4.1. container_memory_usage_bytes

The container_memory_usage_bytes metric represents the total memory used by the containers. This metric encompasses the consumption of all types of memory. For example, it accounts for the container’s anonymous and page cache memory.

Despite its comprehensiveness, container_memory_usage_bytes isn’t indicative of a potentially problematic situation. This is because the reading contains reclaimable memory, such as the page cache. Therefore, a high reading on the container_memory_usage_bytes isn’t necessarily a cause for concern.

4.2. container_memory_cache

The container_memory_cache measures the amount of memory the container uses for caching purposes. This container uses this portion of the memory to speed up I/O by reducing the amount of disk access.

The reading on the container_memory_cache is again informative and shouldn’t be a source of concern, as the memory can be reclaimed should there be any memory pressure on the container.

4.3. container_memory_mapped_file

In Linux, a memory-mapped file refers to a mechanism that allows a file or a portion of it to be mapped directly into the process’ virtual memory space. This mapping allows the process to access the files as if they are in the program’s memory. Crucially, we can use the mmap method to create a memory-mapped file.

The container_memory_mapped_file shows the amount of memory the container uses for mapping files to the memory.

4.4. container_memory_rss

The container_memory_rss metric measures the total amount of anonymous memory and swap cache memory used by the container. Importantly, we shouldn’t confuse the container_memory_rss metric with the true resident set size used by the container. The true resident set size of the container is the sum of the container_memory_rss value plus the size of the memory-mapped file.

The memory measured by this metric is important for monitoring, as it contains memory that can’t be easily evicted. Unlike page caches, anonymous memory can’t be evicted without corrupting the application state.

4.5. container_memory_working_set_bytes

The container_memory_working_set_bytes metric, as the name implies, tells us the memory the container needs to function. Specifically, the container_memory_working_set_bytes measures the anonymous memory and active page cache. In other words, the container_memory_working_set_bytes is the container_memory_usage_bytes subtracted by the amount of memory used for caching inactive files.

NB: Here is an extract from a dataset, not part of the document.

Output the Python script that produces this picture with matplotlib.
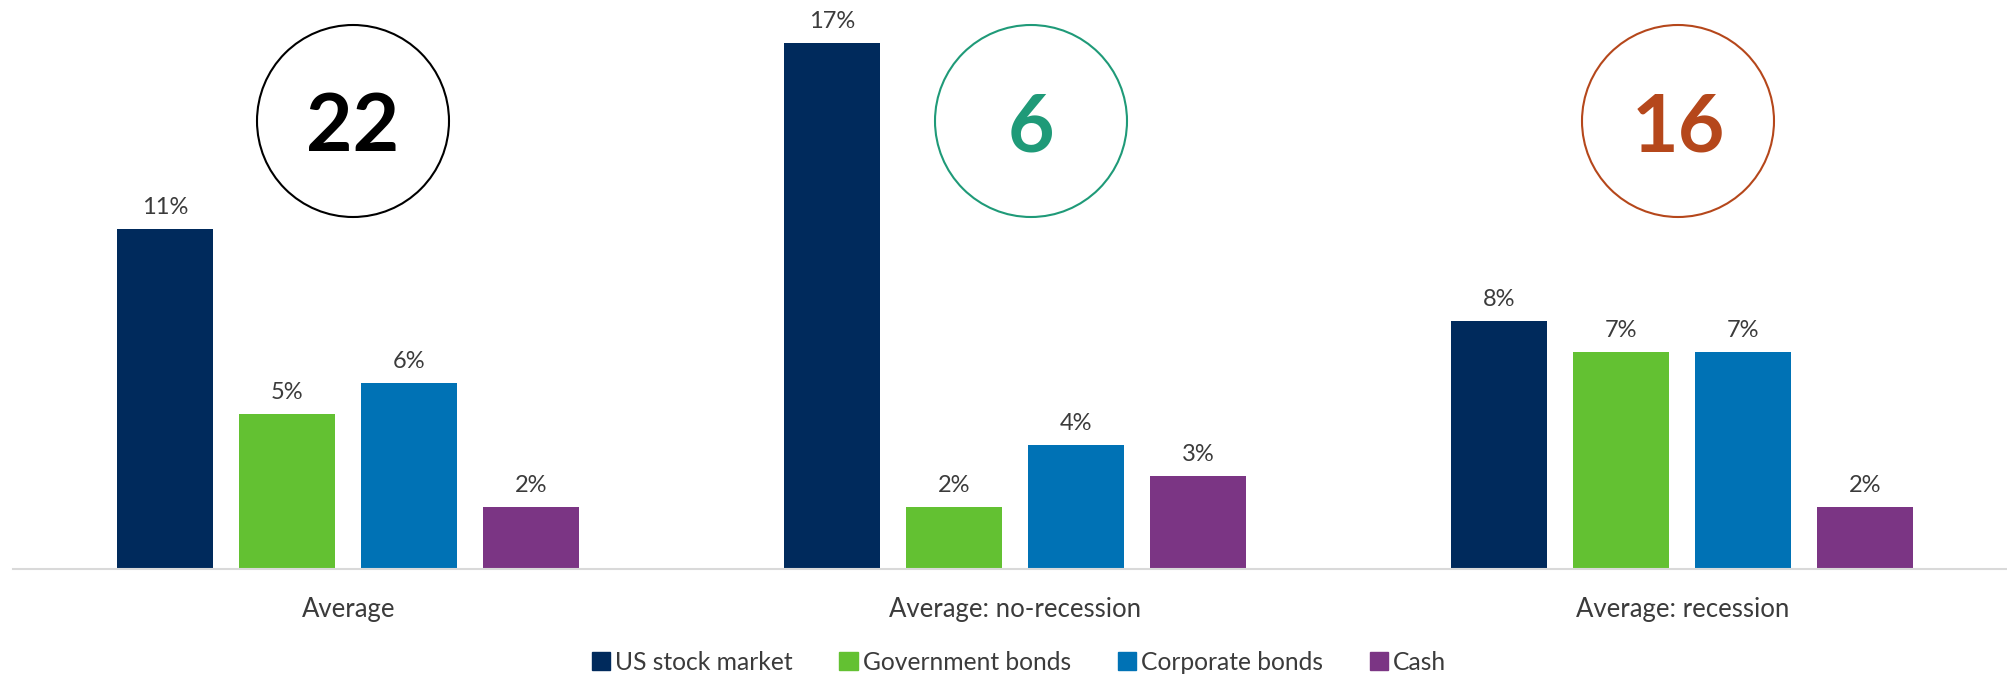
import numpy as np
import matplotlib.pyplot as plt
from matplotlib.patches import Ellipse, Patch

plt.rcParams['font.family'] = ['Lato', 'DejaVu Sans']

# average annual real returns by regime
categories = ["Average", "Average: no-recession", "Average: recession"]
series = ["US stock market", "Government bonds", "Corporate bonds", "Cash"]
us_stock = [11, 17, 8]
gov_bonds = [5, 2, 7]
corp_bonds = [6, 4, 7]
cash = [2, 3, 2]
badge_numbers = ["22", "6", "16"]

colors = ["#002a5c", "#63c132", "#0072b5", "#7b3584"]
badge_colors = ["#000000", "#1f9a78", "#b5471b"]
text_gray = "#3b3b3b"

W, H = 2008, 674
fig = plt.figure(figsize=(W / 100, H / 100), dpi=100)
base_px = 569
ax = fig.add_axes([15 / W, (H - base_px) / H, 2001 / W, base_px / H])
px_per_pct = 30.94
ax.set_ylim(0, base_px / px_per_pct)
ax.set_xlim(-0.5, 2.5)

x = np.arange(len(categories))
step = 122 / 667
width = 96 / 667
for k, (vals, c) in enumerate(zip([us_stock, gov_bonds, corp_bonds, cash], colors)):
    pos = x + (k - 1.5) * step
    bars = ax.bar(pos, vals, width=width, color=c, label=series[k])
    for b, v in zip(bars, vals):
        ax.annotate(f"{v}%", (b.get_x() + b.get_width() / 2, v),
                    xytext=(0, 8), textcoords="offset points",
                    ha="center", va="bottom", fontsize=17, color=text_gray)

for s in ["top", "right", "left"]:
    ax.spines[s].set_visible(False)
ax.spines["bottom"].set_color("#d9d9d9")
ax.spines["bottom"].set_linewidth(1.5)
ax.spines["bottom"].set_bounds(-0.5 - 2 / 667, 2.5)
ax.set_yticks([])
ax.set_xticks(x)
ax.set_xticklabels(categories, fontsize=18.5, color=text_gray)
ax.tick_params(axis="x", length=0, pad=20)

# numbered badges above each group
badge_x = [353, 1031, 1678]
badge_y = 121
r = 96
for bx, num, bc in zip(badge_x, badge_numbers, badge_colors):
    fig.patches.append(Ellipse((bx / W, 1 - badge_y / H), 2 * r / W, 2 * r / H,
                               transform=fig.transFigure, fill=False,
                               edgecolor=bc, linewidth=1.5))
    fig.text(bx / W, 1 - badge_y / H, num, ha="center", va="center_baseline",
             fontsize=58, fontweight="bold", color=bc)

handles = [Patch(color=c) for c in colors]
leg = fig.legend(handles, series, loc="center", bbox_to_anchor=(1019 / W, 1 - 662 / H),
                 ncol=4, frameon=False, fontsize=17.7, handlelength=0.75, handleheight=0.75,
                 handletextpad=0.2, columnspacing=1.9)
for t in leg.get_texts():
    t.set_color(text_gray)

fig.savefig("out.png", dpi=100)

Contrary to the container_memory_rss, the container_memory_working_set_bytes reading is closer to the memory the application utilizes actively. This is because it contains the portion of memory occupied by the active page cache, which is something the application constantly reads from.

5. Metrics to Use for Monitoring Out of Memory (OOM) Events

When we specify a memory limit for our container, the kernel’s cgroup mechanism enforces the limit by constantly checking on the container’s memory consumption. When the memory usage grows near the limit, the cgroup memory controller tries to reclaim memory by evicting the page caches of the container.

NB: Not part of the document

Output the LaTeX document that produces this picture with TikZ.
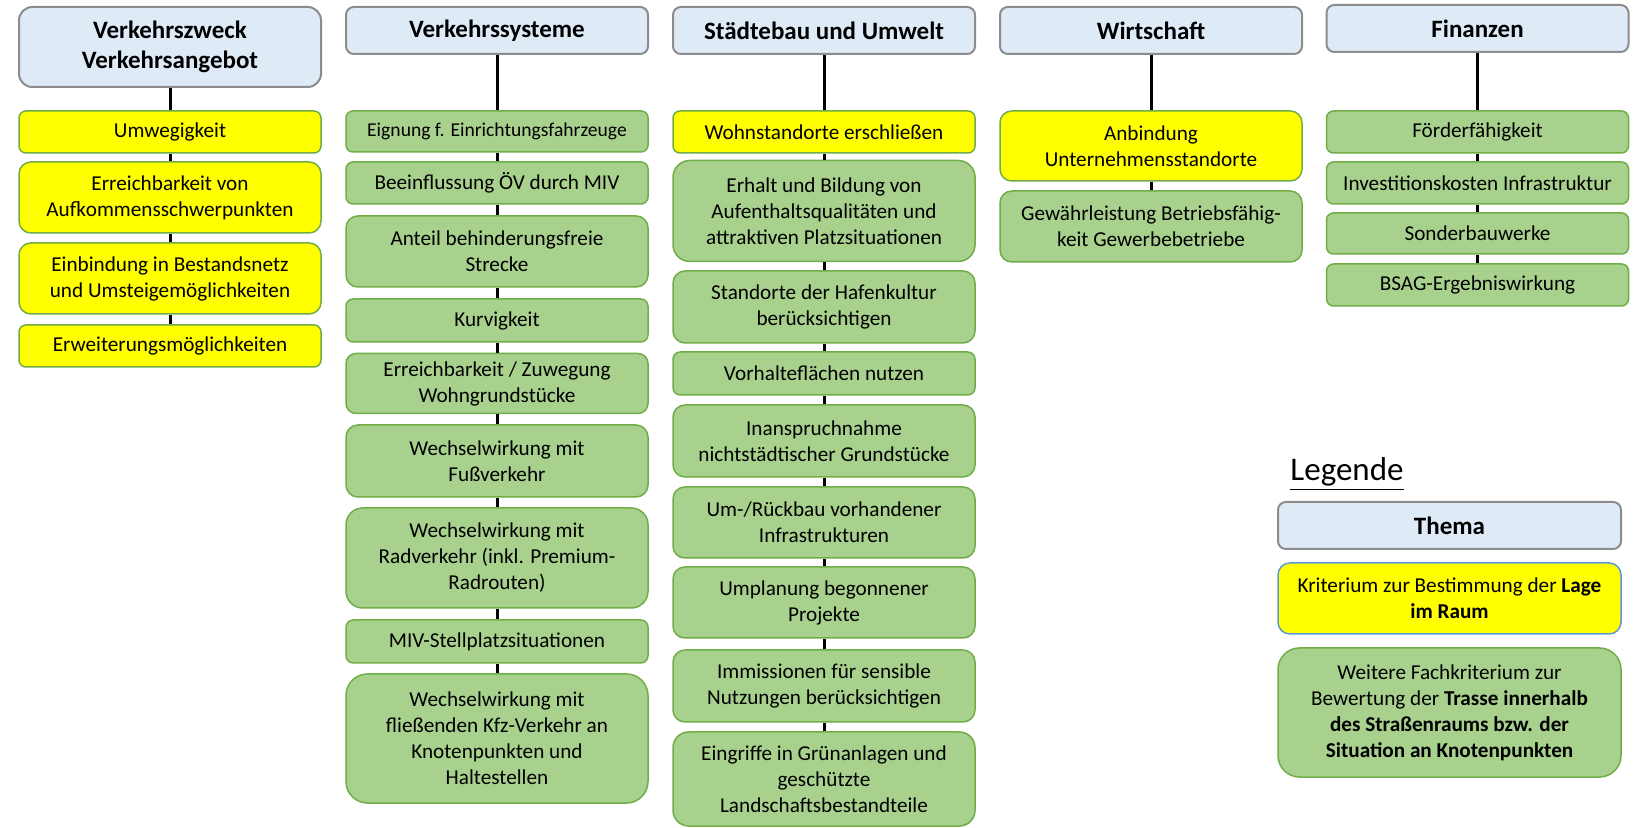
\documentclass[tikz,border=0pt]{standalone}
\usepackage{fontspec}
\setmainfont{Carlito}
\usepackage{tikz}
\usetikzlibrary{positioning}
\definecolor{themafill}{HTML}{DEEBF7}
\definecolor{themarand}{HTML}{8C8C8C}
\definecolor{gelb}{HTML}{FFFF00}
\definecolor{gruen}{HTML}{A9D18E}
\definecolor{gruenrand}{HTML}{70AD47}
\definecolor{blaurand}{HTML}{5B9BD5}

\begin{document}
\begin{tikzpicture}[x=0.5pt,y=-0.5pt,
  kasten/.style={rounded corners=#1*0.0833pt,minimum height=#1*0.5pt,minimum width=151pt,inner sep=0pt,align=center,font=\fontsize{10.6}{13}\selectfont},
  thema/.style={kasten=#1,draw=themarand,fill=themafill,line width=1pt,font=\bfseries\fontsize{12.5}{15}\selectfont},
  lage/.style={kasten=#1,draw=gruenrand,fill=gelb,line width=0.75pt},
  fach/.style={kasten=#1,draw=gruenrand,fill=gruen,line width=0.75pt},
  linie/.style={line width=1.5pt}]
  \useasboundingbox (0,0) rectangle (1635,828);

  % Verkehrszweck
  \node at(170,47)[thema=80](vz){Verkehrszweck\\Verkehrsangebot};
  \node at(170,132)[lage=42](vz1){Umwegigkeit};
  \node at(170,197.5)[lage=71](vz2){Erreichbarkeit von\\Aufkommensschwerpunkten};
  \node at(170,278.5)[lage=71](vz3){Einbindung in Bestandsnetz\\und Umsteigemöglichkeiten};
  \node at(170,346)[lage=42](vz4){Erweiterungsmöglichkeiten};

  % Verkehrssysteme
  \node at(497,30.5)[thema=47](vs){Verkehrssysteme};
  \node at(497,131.5)[fach=41,font=\fontsize{9.8}{12}\selectfont](vs1){Eignung f. Einrichtungsfahrzeuge};
  \node at(497,183)[fach=42](vs2){Beeinflussung ÖV durch MIV};
  \node at(497,251.5)[fach=71](vs3){Anteil behinderungsfreie\\Strecke};
  \node at(497,320.5)[fach=43](vs4){Kurvigkeit};
  \node at(497,383.5)[fach=60](vs5){Erreichbarkeit / Zuwegung\\Wohngrundstücke};
  \node at(497,461)[fach=72](vs6){Wechselwirkung mit\\Fußverkehr};
  \node at(497,558)[fach=100](vs7){Wechselwirkung mit\\Radverkehr (inkl. Premium-\\Radrouten)};
  \node at(497,641.5)[fach=43](vs8){MIV-Stellplatzsituationen};
  \node at(497,738.5)[fach=129](vs9){Wechselwirkung mit\\fließenden Kfz-Verkehr an\\Knotenpunkten und\\Haltestellen};

  % Staedtebau und Umwelt
  \node at(824,30.5)[thema=47](su){Städtebau und Umwelt};
  \node at(824,132)[lage=42](su1){Wohnstandorte erschließen};
  \node at(824,211)[fach=101](su2){Erhalt und Bildung von\\Aufenthaltsqualitäten und\\attraktiven Platzsituationen};
  \node at(824,307)[fach=72](su3){Standorte der Hafenkultur\\berücksichtigen};
  \node at(824,373.5)[fach=43](su4){Vorhalteflächen nutzen};
  \node at(824,441)[fach=72](su5){Inanspruchnahme\\nichtstädtischer Grundstücke};
  \node at(824,522.5)[fach=71](su6){Um-/Rückbau vorhandener\\Infrastrukturen};
  \node at(824,602.5)[fach=71](su7){Umplanung begonnener\\Projekte};
  \node at(824,686)[fach=72](su8){Immissionen für sensible\\Nutzungen berücksichtigen};
  \node at(824,779)[fach=94](su9){Eingriffe in Grünanlagen und\\geschützte\\Landschaftsbestandteile};

  % Wirtschaft
  \node at(1151,30.5)[thema=47](wi){Wirtschaft};
  \node at(1151,146)[lage=70](wi1){Anbindung\\Unternehmensstandorte};
  \node at(1151,226.5)[fach=71](wi2){Gewährleistung Betriebsfähig-\\keit Gewerbebetriebe};

  % Finanzen
  \node at(1477.5,28.5)[thema=47](fi){Finanzen};
  \node at(1477.5,132)[fach=42](fi1){Förderfähigkeit};
  \node at(1477.5,183)[fach=42](fi2){Investitionskosten Infrastruktur};
  \node at(1477.5,233.5)[fach=41](fi3){Sonderbauwerke};
  \node at(1477.5,285)[fach=42](fi4){BSAG-Ergebniswirkung};

  \foreach \a/\b in {vz/vz1,vz1/vz2,vz2/vz3,vz3/vz4,
    vs/vs1,vs1/vs2,vs2/vs3,vs3/vs4,vs4/vs5,vs5/vs6,vs6/vs7,vs7/vs8,vs8/vs9,
    su/su1,su1/su2,su2/su3,su3/su4,su4/su5,su5/su6,su6/su7,su7/su8,su8/su9,
    wi/wi1,wi1/wi2,
    fi/fi1,fi1/fi2,fi2/fi3,fi3/fi4}
    \draw[linie](\a.south) -- (\b.north);

  % Legende
  \node at(1347,474)(legende){\fontsize{16.5}{19}\selectfont\underline{Legende}};
  \node at(1449.5,525.5)[thema=47,minimum width=171.5pt](lthema){Thema};
  \node at(1449.5,598.5)[lage=71,draw=blaurand,minimum width=171.5pt](llage){Kriterium zur Bestimmung der \textbf{Lage}\\\textbf{im Raum}};
  \node at(1449.5,712.5)[fach=129,minimum width=171.5pt](lfach){Weitere Fachkriterium zur\\Bewertung der \textbf{Trasse innerhalb}\\\textbf{des Straßenraums bzw. der}\\\textbf{Situation an Knotenpunkten}};
\end{tikzpicture}
\end{document}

If the memory pressure persists despite evicting page caches, the process invokes the Out of Memory (OOM) killer to kill off the container. For pods that are OOM killed, we’ll see that their status is OOMKilled in the output of kubectl get:

$ kubectl get pods
NAME                            READY   STATUS      RESTARTS   AGE
memory-demo-7dc48cf8b4-2xrfs   1/1     OOMKilled  0          3m

As a preventative measure, we can monitor the memory metrics of the containers in our cluster and take preemptive measures to prevent OOM kill events. Specifically, we can rely on the container_memory_working_set_bytes metric as the indicator for a possible OOM kill event.

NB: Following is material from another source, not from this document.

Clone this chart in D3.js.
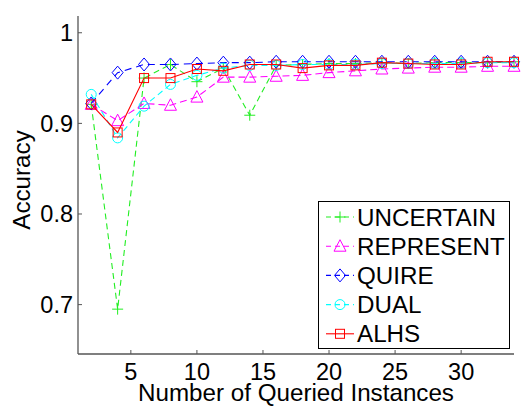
<!DOCTYPE html>
<html>
<head>
<meta charset="utf-8">
<script src="https://cdn.jsdelivr.net/npm/d3@7"></script>
<style>
  body { margin: 0; background: #fff; }
  text { font-family: "Liberation Sans", Arial, sans-serif; fill: #000; }
</style>
</head>
<body>
<div id="chart"></div>
<script>
// Dades llegides del gràfic
const queried = [2, 4, 6, 8, 10, 12, 14, 16, 18, 20, 22, 24, 26, 28, 30, 32, 34];
const uncertain = [0.921, 0.695, 0.950, 0.965, 0.946, 0.961, 0.909, 0.964, 0.965, 0.966, 0.966, 0.967, 0.966, 0.967, 0.967, 0.967, 0.968];
const represent = [0.921, 0.903, 0.922, 0.920, 0.929, 0.951, 0.951, 0.952, 0.953, 0.956, 0.958, 0.960, 0.961, 0.962, 0.962, 0.963, 0.963];
const quire = [0.922, 0.956, 0.965, 0.965, 0.966, 0.967, 0.967, 0.968, 0.968, 0.968, 0.968, 0.968, 0.968, 0.968, 0.968, 0.968, 0.968];
const dual = [0.932, 0.884, 0.919, 0.943, 0.953, 0.961, 0.964, 0.964, 0.965, 0.965, 0.965, 0.966, 0.966, 0.966, 0.966, 0.967, 0.967];
const alhs = [0.921, 0.890, 0.950, 0.950, 0.960, 0.958, 0.965, 0.965, 0.961, 0.964, 0.964, 0.967, 0.966, 0.965, 0.965, 0.968, 0.968];
const xTicks = [5, 10, 15, 20, 25, 30];
const yTicks = [0.7, 0.8, 0.9, 1];

const series = [
    {name: "UNCERTAIN", values: uncertain, color: "#22ee22", dash: "6,4", marker: "plus"},
    {name: "REPRESENT", values: represent, color: "#ff00ff", dash: "7,4", marker: "triangle"},
    {name: "QUIRE", values: quire, color: "#0000ff", dash: "7,5", marker: "diamond"},
    {name: "DUAL", values: dual, color: "#00ffff", dash: "6,4", marker: "circle"},
    {name: "ALHS", values: alhs, color: "#ff0000", dash: null, marker: "square"}
];

const width = 521, height = 410;
const fontSize = 24.2;
const tickFont = 23.5;

const svg = d3.select("#chart")
    .append("svg")
    .attr("width", width)
    .attr("height", height);

const x = d3.scaleLinear().domain([1, 34]).range([78, 514]);
const y = d3.scaleLinear().domain([0.6455, 1.0185]).range([354, 16]);

// Eixos (estil MATLAB: ticks cap endins, sense caixa)
const axisColor = "#555";
svg.append("line")
    .attr("x1", x.range()[0]).attr("x2", x.range()[1])
    .attr("y1", 354).attr("y2", 354)
    .attr("stroke", axisColor).attr("stroke-width", 1.3);
svg.append("line")
    .attr("x1", 78).attr("x2", 78)
    .attr("y1", 16).attr("y2", 354)
    .attr("stroke", axisColor).attr("stroke-width", 1.3);

svg.selectAll(".xtick")
    .data(xTicks)
    .enter().append("line")
    .attr("x1", d => x(d)).attr("x2", d => x(d))
    .attr("y1", 354).attr("y2", 350)
    .attr("stroke", axisColor);
svg.selectAll(".xlab")
    .data(xTicks)
    .enter().append("text")
    .attr("x", d => x(d))
    .attr("y", 380)
    .attr("text-anchor", "middle")
    .style("font-size", tickFont + "px")
    .text(d => d);

svg.selectAll(".ytick")
    .data(yTicks)
    .enter().append("line")
    .attr("x1", 78).attr("x2", 82)
    .attr("y1", d => y(d)).attr("y2", d => y(d))
    .attr("stroke", axisColor);
svg.selectAll(".ylab")
    .data(yTicks)
    .enter().append("text")
    .attr("x", 73)
    .attr("y", d => y(d) + 8.5)
    .attr("text-anchor", "end")
    .style("font-size", tickFont + "px")
    .text(d => d);

// Etiquetes
svg.append("text")
    .attr("x", 296)
    .attr("y", 401)
    .attr("text-anchor", "middle")
    .style("font-size", fontSize + "px")
    .text("Number of Queried Instances");

svg.append("text")
    .attr("transform", "translate(30, 180) rotate(-90)")
    .attr("text-anchor", "middle")
    .style("font-size", fontSize + "px")
    .text("Accuracy");

// Dibuixa un marcador
function drawMarker(g, type, cx, cy, color) {
    if (type === "plus") {
        g.append("path")
            .attr("d", `M${cx - 5.5},${cy}H${cx + 5.5}M${cx},${cy - 5.5}V${cy + 5.5}`)
            .attr("stroke", color).attr("fill", "none");
    } else if (type === "triangle") {
        g.append("path")
            .attr("d", `M${cx},${cy - 6.5}L${cx + 6},${cy + 5}L${cx - 6},${cy + 5}Z`)
            .attr("stroke", color).attr("fill", "none");
    } else if (type === "diamond") {
        g.append("path")
            .attr("d", `M${cx},${cy - 6.5}L${cx + 5.5},${cy}L${cx},${cy + 6.5}L${cx - 5.5},${cy}Z`)
            .attr("stroke", color).attr("fill", "none");
    } else if (type === "circle") {
        g.append("circle")
            .attr("cx", cx).attr("cy", cy).attr("r", 5)
            .attr("stroke", color).attr("fill", "none");
    } else if (type === "square") {
        g.append("rect")
            .attr("x", cx - 4.5).attr("y", cy - 4.5)
            .attr("width", 9).attr("height", 9)
            .attr("stroke", color).attr("fill", "none");
    }
}

const line = d3.line()
    .x(d => x(d[0]))
    .y(d => y(d[1]));

series.forEach(s => {
    const pts = queried.map((q, i) => [q, s.values[i]]);
    const g = svg.append("g");
    g.append("path")
        .datum(pts)
        .attr("d", line)
        .attr("fill", "none")
        .attr("stroke", s.color)
        .attr("stroke-width", 1.1)
        .attr("stroke-dasharray", s.dash);
    pts.forEach(p => drawMarker(g, s.marker, x(p[0]), y(p[1]), s.color));
});

// Llegenda
const legend = svg.append("g");
legend.append("rect")
    .attr("x", 318.5).attr("y", 201.5)
    .attr("width", 191).attr("height", 147)
    .attr("fill", "#fff")
    .attr("stroke", "#000");

series.forEach((s, i) => {
    const ly = 217 + i * 29.2;
    legend.append("line")
        .attr("x1", 326).attr("x2", 354)
        .attr("y1", ly).attr("y2", ly)
        .attr("stroke", s.color)
        .attr("stroke-width", 1.1)
        .attr("stroke-dasharray", s.dash ? "5,4" : null);
    drawMarker(legend, s.marker, 340, ly, s.color);
    legend.append("text")
        .attr("x", 357)
        .attr("y", ly + 8.5)
        .style("font-size", fontSize + "px")
        .text(s.name);
});
</script>
</body>
</html>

Concretely, when the container_memory_working_set continuously increases despite the kernel’s attempt to clear off the active page cache, we can conclude that there’s a growth in unclaimable memory. When the unclaimable memory grows near the limit, the OOM killer kills off the container to enforce the limit we’ve set.

6. Conclusion

In this article, we’ve first looked at how a Kubernetes cluster collects and aggregates resource usage statistics from all the nodes. Then, we’ve learned about the various memory-related metrics the metrics-server component of a Kubernetes cluster offers. Finally, we showed how container_memory_working_set_bytes is the metric we can rely on to detect potential OOM kill events.